In this market, lead buyers on GP-led secondaries deals, which a few years ago would have represented 75-100 percent of the purchase price, now account for as low as 15-20 percent of the price, numerous sources tell Buyouts.
“What surprises me is in some billion-dollar deals, you even see this on the fund portfolio side, the lead could be $150 million,” one secondaries buyer says. “It used to be you’d have to be a quarter if not a third of the deal to lead.”
This is especially prevalent in single-asset deals, in which a GP moves an individual investment out of an older fund and into a continuation vehicle. Existing LPs can cash out of their exposure to the single investment or roll their interest into the continuation vehicle.
Such deals, especially larger versions at $500 million to more than $1 billion, require a dispersion of exposure for buyers because no firm wants a single asset representing too much of total fund capital, sources say.
“Three, four years ago, almost all GP-led deals done in the market had a single buyer. That has steadily changed over the years, and last year, around three-quarters of the deals done were syndicated across multiple buyers,” says Jeff Akers, head of secondaries at Adams Street Partners. “Deals are getting larger and secondary funds, as they think about risk management, don’t want to be overweight single companies in their funds.”
This issue is solved by buyers’ groups getting larger, with lead buyers representing a smaller percentage of the total purchase price. One of the selling points secondaries advisors bring to market is the ability to syndicate deals across large co- investment groups.
Lazard, which has a prolific secondaries advisory group, found that from 2015-18, the number of deals that included at least three or more co-investors increased. According to a report by the firm, a third of its closed secondaries deals in 2018 had three or more co-investors, and the maximum number of co-investors on a deal was 18 – a huge leap from 2015, when the maximum number was two.
“Secondary buyers have a growing number of potential transactions on which to conduct due diligence, forcing them to strategically choose which transactions to pursue as a potential lead buyer,” the report says.
One headline example of a big investment group is New Enterprise Associates, which in 2018 completed the $1.35 billion spinout of 31 assets out of four older funds.
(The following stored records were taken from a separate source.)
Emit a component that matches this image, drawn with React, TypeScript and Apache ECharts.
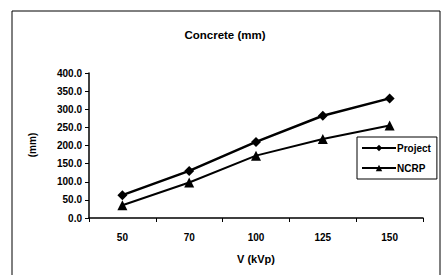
import React, { useEffect, useRef } from "react";
import * as echarts from "echarts";

const categories = ["50", "70", "100", "125", "150"];
const projectValues = [63, 130, 210, 282, 330];
const ncrpValues = [35, 98, 172, 218, 255];
const titleText = "Concrete (mm)";
const xAxisName = "V (kVp)";
const yAxisName = "(mm)";

export default function App() {
  const ref = useRef<HTMLDivElement>(null);
  useEffect(() => {
    document.body.style.margin = "0";
    const chart = echarts.init(ref.current!, null, { renderer: "svg" });
    const font = "Liberation Sans, Arial, sans-serif";
    chart.setOption({
      animation: false,
      backgroundColor: "#ffffff",
      textStyle: { fontFamily: font },
      title: {
        text: titleText,
        left: 220,
        top: 24,
        textAlign: "center",
        textStyle: { fontSize: 11.5, fontWeight: "bold", color: "#000", fontFamily: font },
      },
      graphic: [
        {
          type: "rect",
          shape: { x: 12, y: 11, width: 428, height: 270 },
          style: { fill: "none", stroke: "#000", lineWidth: 1 },
          silent: true,
        },
        {
          type: "text",
          x: 32,
          y: 145,
          rotation: Math.PI / 2,
          style: {
            text: yAxisName,
            fontSize: 10,
            fontWeight: "bold",
            fontFamily: font,
            fill: "#000",
            align: "center",
            verticalAlign: "middle",
          },
        },
      ],
      legend: {
        orient: "vertical",
        left: 357,
        top: 137,
        width: 80,
        borderColor: "#000",
        borderWidth: 1,
        padding: [6, 6, 6, 4],
        itemGap: 10,
        itemWidth: 34,
        itemHeight: 8,
        textStyle: { fontSize: 10, fontWeight: "bold", color: "#000", fontFamily: font, padding: [0, 0, 0, -4] },
        data: ["Project", "NCRP"],
      },
      grid: { left: 89, right: 18, top: 73, bottom: 57, containLabel: false },
      xAxis: {
        type: "category",
        data: categories,
        boundaryGap: true,
        name: xAxisName,
        nameLocation: "middle",
        nameGap: 35,
        nameTextStyle: { fontSize: 11, fontWeight: "bold", color: "#000", fontFamily: font },
        axisLine: { lineStyle: { color: "#000", width: 1.5 } },
        axisTick: { show: true, inside: false, length: 4, lineStyle: { color: "#000" } },
        axisLabel: { fontSize: 10, fontWeight: "bold", color: "#000", margin: 14, fontFamily: font },
        splitLine: { show: false },
      },
      yAxis: {
        type: "value",
        min: 0,
        max: 400,
        interval: 50,
        axisLine: { show: true, lineStyle: { color: "#000", width: 1.5 } },
        axisTick: { show: true, inside: false, length: 4, lineStyle: { color: "#000" } },
        axisLabel: {
          fontSize: 10,
          fontWeight: "bold",
          color: "#000",
          margin: 7,
          fontFamily: font,
          formatter: (v: number) => v.toFixed(1),
        },
        splitLine: { show: false },
      },
      series: [
        {
          name: "Project",
          type: "line",
          data: projectValues,
          symbol: "diamond",
          symbolSize: 10,
          itemStyle: { color: "#000" },
          lineStyle: { color: "#000", width: 2.5 },
        },
        {
          name: "NCRP",
          type: "line",
          data: ncrpValues,
          symbol: "triangle",
          symbolSize: 10,
          itemStyle: { color: "#000" },
          lineStyle: { color: "#000", width: 2 },
        },
      ],
    });
    return () => chart.dispose();
  }, []);
  return <div ref={ref} style={{ width: 441, height: 275 }} />;
}
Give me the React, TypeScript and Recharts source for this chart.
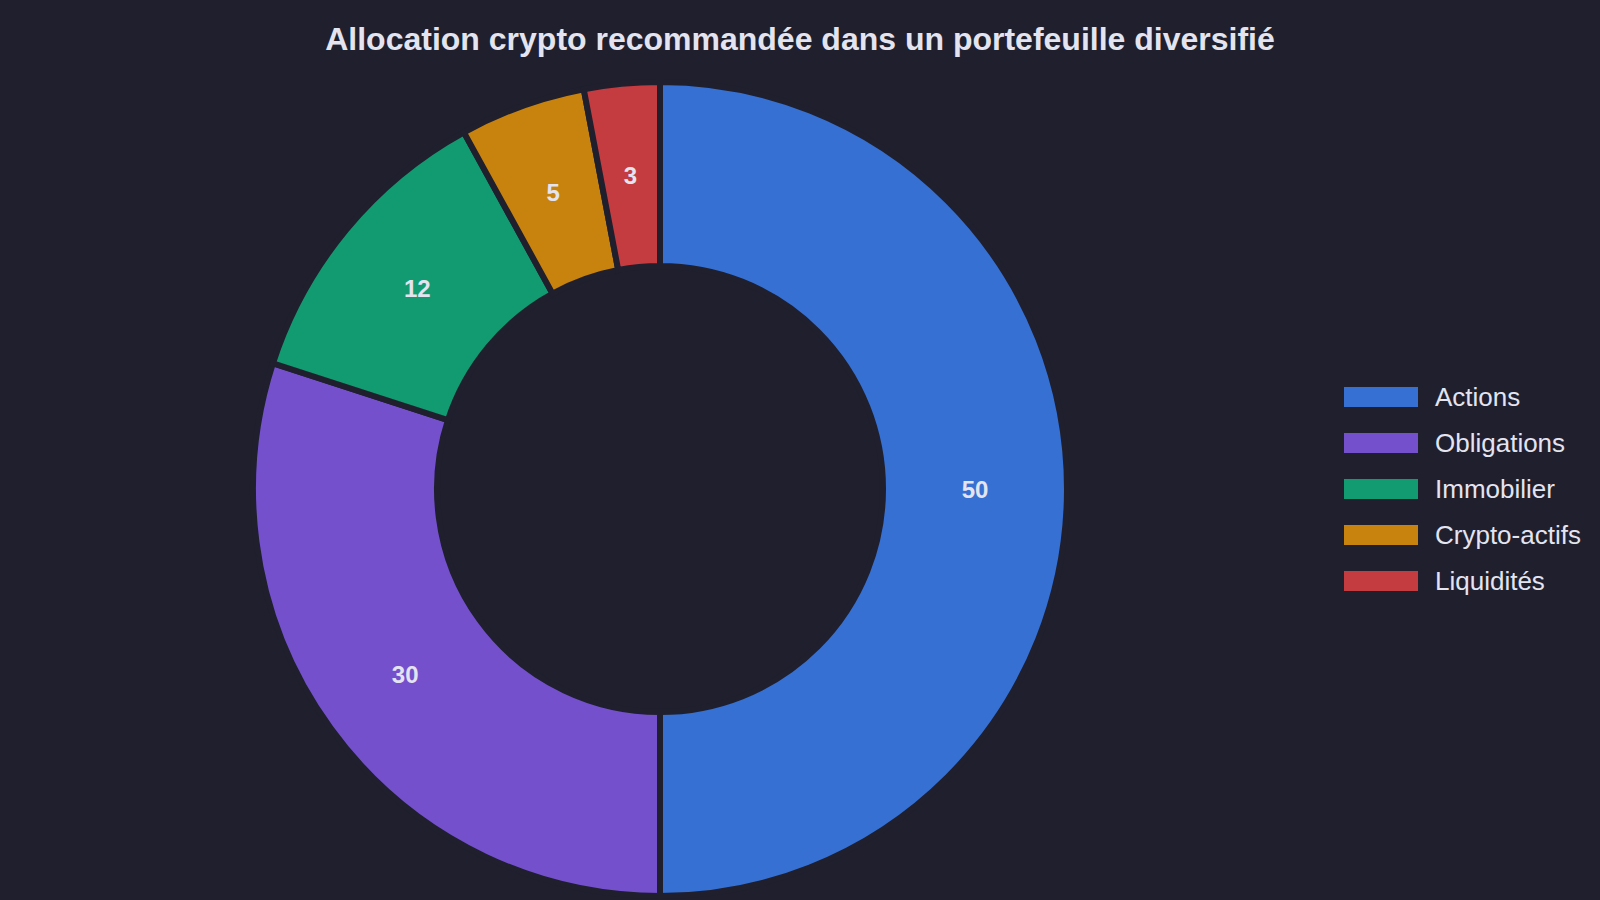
import React from 'react';
import { PieChart, Pie, Cell, Legend } from 'recharts';

const categories = ['Actions', 'Obligations', 'Immobilier', 'Crypto-actifs', 'Liquidités'];
const allocation = [50, 30, 12, 5, 3];
const colors = ['#3570D2', '#7450CC', '#129B71', '#C8830F', '#C43C40'];

const BG = '#1F1F2E';
const TEXT = '#E4E4F0';
const FONT = '"Liberation Sans", Arial, Helvetica, sans-serif';

const data = categories.map((name, i) => ({ name, value: allocation[i] }));

const RAD = Math.PI / 180;

function SliceLabel(props: any) {
  const { cx, cy, midAngle, innerRadius, outerRadius, value } = props;
  const r = (innerRadius + outerRadius) / 2;
  const x = cx + r * Math.cos(-midAngle * RAD);
  const y = cy + r * Math.sin(-midAngle * RAD);
  return (
    <text
      x={x}
      y={y}
      fill={TEXT}
      textAnchor="middle"
      dominantBaseline="central"
      fontSize={24}
      fontWeight={700}
      fontFamily={FONT}
    >
      {value}
    </text>
  );
}

// legend in the data order (recharts sorts by name otherwise)
function LegendBox() {
  return (
    <div style={{ fontFamily: FONT }}>
      {categories.map((name, i) => (
        <div key={name} style={{ display: 'flex', alignItems: 'center', height: 46 }}>
          <span style={{ display: 'inline-block', width: 74, height: 20, background: colors[i], marginRight: 17 }} />
          <span style={{ color: TEXT, fontSize: 26 }}>{name}</span>
        </div>
      ))}
    </div>
  );
}

export default function App() {
  return (
    <div style={{ position: 'absolute', left: 0, top: 0, width: 1600, height: 900, background: BG, overflow: 'hidden' }}>
      <div
        style={{
          position: 'absolute',
          top: 21,
          left: 0,
          width: 1600,
          textAlign: 'center',
          color: TEXT,
          fontFamily: FONT,
          fontWeight: 700,
          fontSize: 32,
        }}
      >
        Allocation crypto recommandée dans un portefeuille diversifié
      </div>
      <div style={{ position: 'absolute', left: 0, top: 0 }}>
        <PieChart width={1600} height={900} margin={{ top: 0, right: 0, bottom: 0, left: 0 }}>
          <Pie
            data={data}
            dataKey="value"
            nameKey="name"
            cx={660}
            cy={489}
            innerRadius={223}
            outerRadius={407}
            startAngle={90}
            endAngle={-270}
            stroke={BG}
            strokeWidth={6}
            label={SliceLabel}
            labelLine={false}
            isAnimationActive={false}
          >
            {data.map((d, i) => (
              <Cell key={d.name} fill={colors[i]} />
            ))}
          </Pie>
          <Legend
            layout="vertical"
            align="right"
            verticalAlign="middle"
            content={LegendBox}
            wrapperStyle={{ left: 1344, top: 374, width: 256 }}
          />
        </PieChart>
      </div>
    </div>
  );
}
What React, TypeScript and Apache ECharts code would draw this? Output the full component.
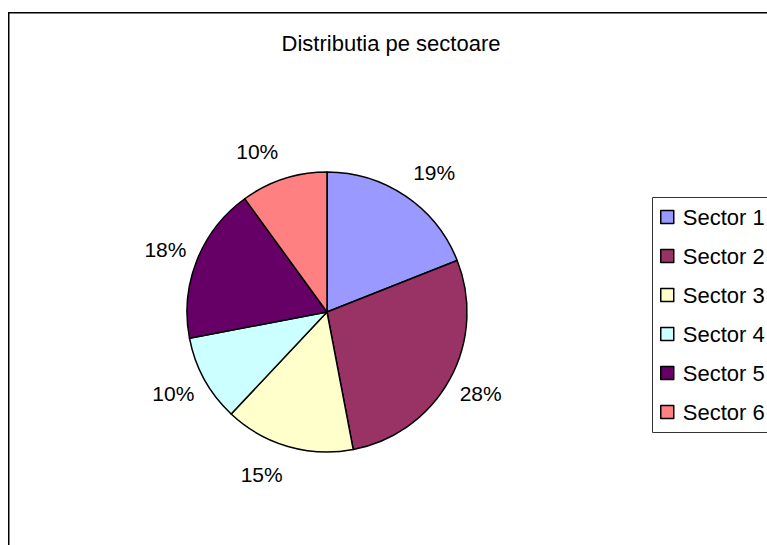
import React, { useEffect, useRef } from 'react';
import * as echarts from 'echarts';

const titleText = 'Distributia pe sectoare';
const categories = ['Sector 1', 'Sector 2', 'Sector 3', 'Sector 4', 'Sector 5', 'Sector 6'];
const values = [19, 28, 15, 10, 18, 10];
const colors = ['#9999FF', '#993366', '#FFFFCC', '#CCFFFF', '#660066', '#FF8080'];

const FONT = "'Liberation Sans', Arial, sans-serif";

export default function App() {
  const ref = useRef<HTMLDivElement>(null);
  useEffect(() => {
    const chart = echarts.init(ref.current!, null, { renderer: 'svg' });
    const cx = 327, cy = 312, r = 140;
    const gap = 8, offX = 24, offY = 21;
    const total = values.reduce((a, b) => a + b, 0);
    const mids: number[] = [];
    let acc = 0;
    values.forEach((v) => {
      mids.push(((acc + v / 2) / total) * 2 * Math.PI);
      acc += v;
    });
    chart.setOption({
      animation: false,
      title: {
        text: titleText,
        left: 391,
        textAlign: 'center',
        top: 32,
        padding: 0,
        textStyle: { fontFamily: FONT, fontSize: 22, fontWeight: 'normal', color: '#000', lineHeight: 22 },
      },
      legend: {
        orient: 'vertical',
        left: 660,
        top: 206,
        padding: 0,
        itemWidth: 13,
        itemHeight: 13,
        itemGap: 17,
        icon: 'rect',
        selectedMode: false,
        itemStyle: { borderColor: '#000', borderWidth: 1.5 },
        textStyle: { fontFamily: FONT, fontSize: 22, color: '#000', lineHeight: 22, padding: [0, 0, 0, 4] },
        data: categories,
      },
      graphic: [
        {
          type: 'rect',
          shape: { x: 8.75, y: 12.75, width: 800, height: 600 },
          style: { fill: 'none', stroke: '#000', lineWidth: 1.5 },
          silent: true,
        },
        {
          type: 'rect',
          shape: { x: 652.5, y: 197.5, width: 200, height: 235 },
          style: { fill: 'none', stroke: '#333', lineWidth: 1 },
          silent: true,
        },
      ],
      series: [
        {
          type: 'pie',
          center: [cx, cy],
          radius: r,
          startAngle: 90,
          clockwise: true,
          avoidLabelOverlap: false,
          silent: true,
          itemStyle: { borderColor: '#000', borderWidth: 1.5 },
          label: {
            show: true,
            position: 'outside',
            fontFamily: FONT,
            fontSize: 21,
            color: '#000',
            formatter: (p: any) => Math.round(p.percent) + '%',
          },
          labelLine: { show: false },
          labelLayout: (params: any) => {
            const a = mids[params.dataIndex];
            const dx = Math.sin(a);
            const dy = -Math.cos(a);
            return {
              x: cx + dx * (r + gap) + Math.sign(dx) * offX,
              y: cy + dy * (r + gap) + dy * offY,
              align: 'center',
              verticalAlign: 'middle',
            };
          },
          data: categories.map((name, i) => ({ name, value: values[i], itemStyle: { color: colors[i] } })),
        },
      ],
    });
    return () => chart.dispose();
  }, []);
  return <div ref={ref} style={{ position: 'absolute', left: 0, top: 0, width: 767, height: 545 }} />;
}
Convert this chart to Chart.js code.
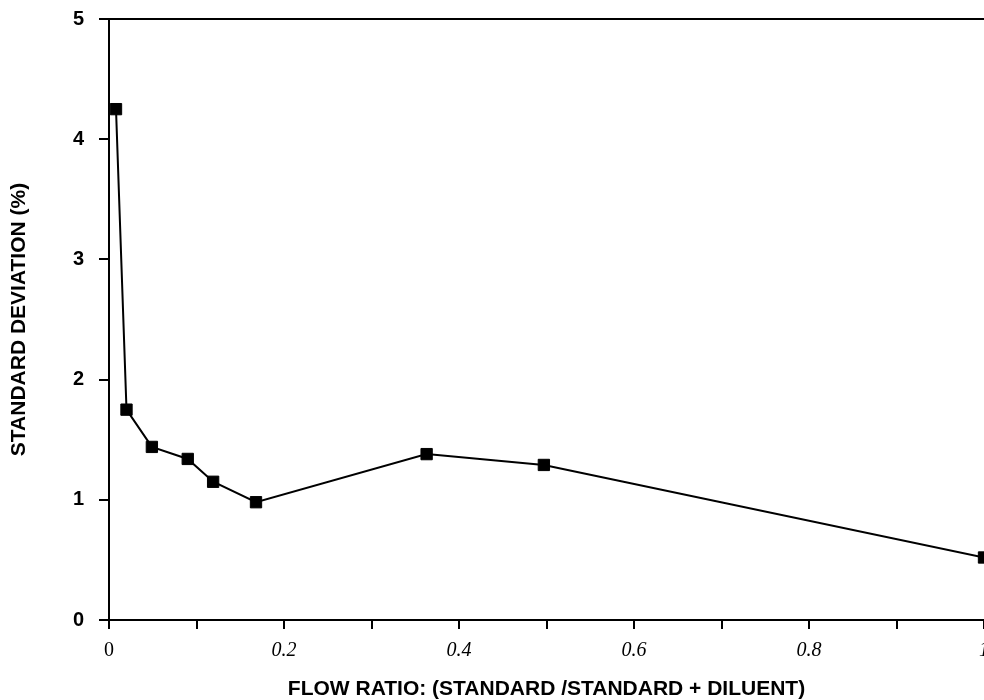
<!DOCTYPE html>
<html lang="en">

<head>
  <meta charset="UTF-8">
  <script src="https://cdn.jsdelivr.net/npm/chart.js@4.4.1/dist/chart.umd.min.js"></script>
  <title>Standard deviation vs flow ratio</title>
  <style>
    body { margin: 0; background: #fff; }
  </style>
</head>

<body>
  <canvas id="myChart" width="984" height="700"></canvas>
  <script>
    // values
    const flowRatio = [0.008, 0.02, 0.049, 0.09, 0.119, 0.168, 0.363, 0.497, 1.0];
    const stdDev = [4.25, 1.75, 1.44, 1.34, 1.15, 0.98, 1.38, 1.29, 0.52];
    const xLabels = ['0', '0.2', '0.4', '0.6', '0.8', '1'];
    const yLabels = ['0', '1', '2', '3', '4', '5'];

    const points = flowRatio.map((x, i) => ({ x: x, y: stdDev[i] }));
    const sans = "'Liberation Sans', Arial, sans-serif";
    const serif = "'Liberation Serif', 'Times New Roman', serif";

    new Chart('myChart', {
      type: 'scatter',
      data: {
        datasets: [{
          data: points,
          showLine: true,
          borderColor: '#000',
          borderWidth: 2,
          pointStyle: 'rect',
          pointRadius: 8,
          pointBackgroundColor: '#000',
          pointBorderColor: '#000',
          pointBorderWidth: 1,
          clip: false
        }]
      },
      options: {
        responsive: false,
        animation: false,
        layout: { autoPadding: false, padding: { top: 19, right: 0, left: 0, bottom: 0 } },
        plugins: { legend: { display: false }, tooltip: { enabled: false } },
        scales: {
          x: {
            type: 'linear',
            min: 0,
            max: 1,
            grid: { drawOnChartArea: false, drawTicks: true, tickLength: 9, color: '#000', lineWidth: 2 },
            border: { color: '#000', width: 2 },
            ticks: {
              stepSize: 0.1,
              color: '#000',
              padding: 10,
              maxRotation: 0,
              autoSkip: false,
              font: ctx => ({ family: serif, size: 20, style: ctx.tick && ctx.tick.value === 0 ? 'normal' : 'italic' }),
              callback: (v) => {
                const i = Math.round(v * 10);
                return i % 2 === 0 ? xLabels[i / 2] : '';
              }
            },
            title: {
              display: true,
              text: 'FLOW RATIO: (STANDARD /STANDARD + DILUENT)',
              color: '#000',
              font: { family: sans, size: 21, weight: 'bold', lineHeight: 1 },
              padding: 0
            },
            afterFit: (s) => { s.height = 80; s.paddingLeft = 0; s.paddingRight = 0; }
          },
          xTop: {
            type: 'linear',
            position: 'top',
            min: 0,
            max: 1,
            grid: { display: false },
            border: { color: '#000', width: 2 },
            ticks: { display: false },
            afterFit: (s) => { s.height = 0; s.paddingLeft = 0; s.paddingRight = 0; }
          },
          y: {
            min: 0,
            max: 5,
            grid: { drawOnChartArea: false, drawTicks: true, tickLength: 10, color: '#000', lineWidth: 2 },
            border: { color: '#000', width: 2 },
            ticks: {
              stepSize: 1,
              color: '#000',
              padding: 15,
              font: { family: sans, size: 20, weight: 'bold' },
              callback: (v) => yLabels[Math.round(v)]
            },
            title: {
              display: true,
              text: 'STANDARD DEVIATION (%)',
              color: '#000',
              font: { family: sans, size: 21, weight: 'bold' },
              padding: 7
            },
            afterFit: (s) => { s.width = 109; s.paddingTop = 0; s.paddingBottom = 0; }
          }
        }
      }
    });
  </script>
</body>

</html>
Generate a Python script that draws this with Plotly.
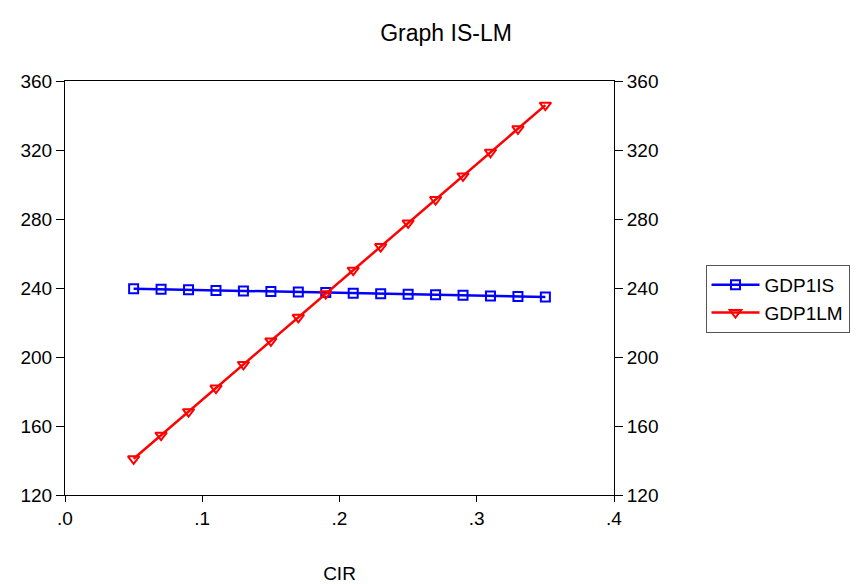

Goldman Sachs led a buyer group that included Hamilton Lane and 18 other investors. Companies that were part of the spinout included 23andMe, Duolingo and Uber, as well as several enterprise SaaS and cloud/hybrid services providers.
The rise of club deals in secondaries comes as deals grow in size. And that includes single-asset structures that concentrate exposure to one company, which traditionally has been too much risk for firms to put into their funds.
But funds have grown so large that they are better able to handle the concentration risk that comes with a larger bet in one company. “Some secondary funds raised today are larger than where the market was 15 years ago,” says Adam Howarth, managing director and head portfolio management Americas with Partners Group. “They can now speak for certain lumpy assets.”
Still, investment consortiums are on the rise because “that’s how you manage the risk, by right-sizing to your fund,” Howarth says.
Single asset deals
Consortiums seem to come into play with single asset deals, which are a relatively new phenomenon in the secondaries market.
As secondaries firms have raised larger funds, they are more willing to take on more concentrated risk, and sellers can run an asset through a secondary process, retaining ownership of the investment while still delivering liquidity to LPs, instead of simply selling out.
But single-asset deals are controversial, and many firms believe they represent too much risk beyond what was intended for secondaries funds.
“We’re going to be careful on those,” the secondary buyer says. “One way to blow up a secondary fund is to do too many single asset deals.”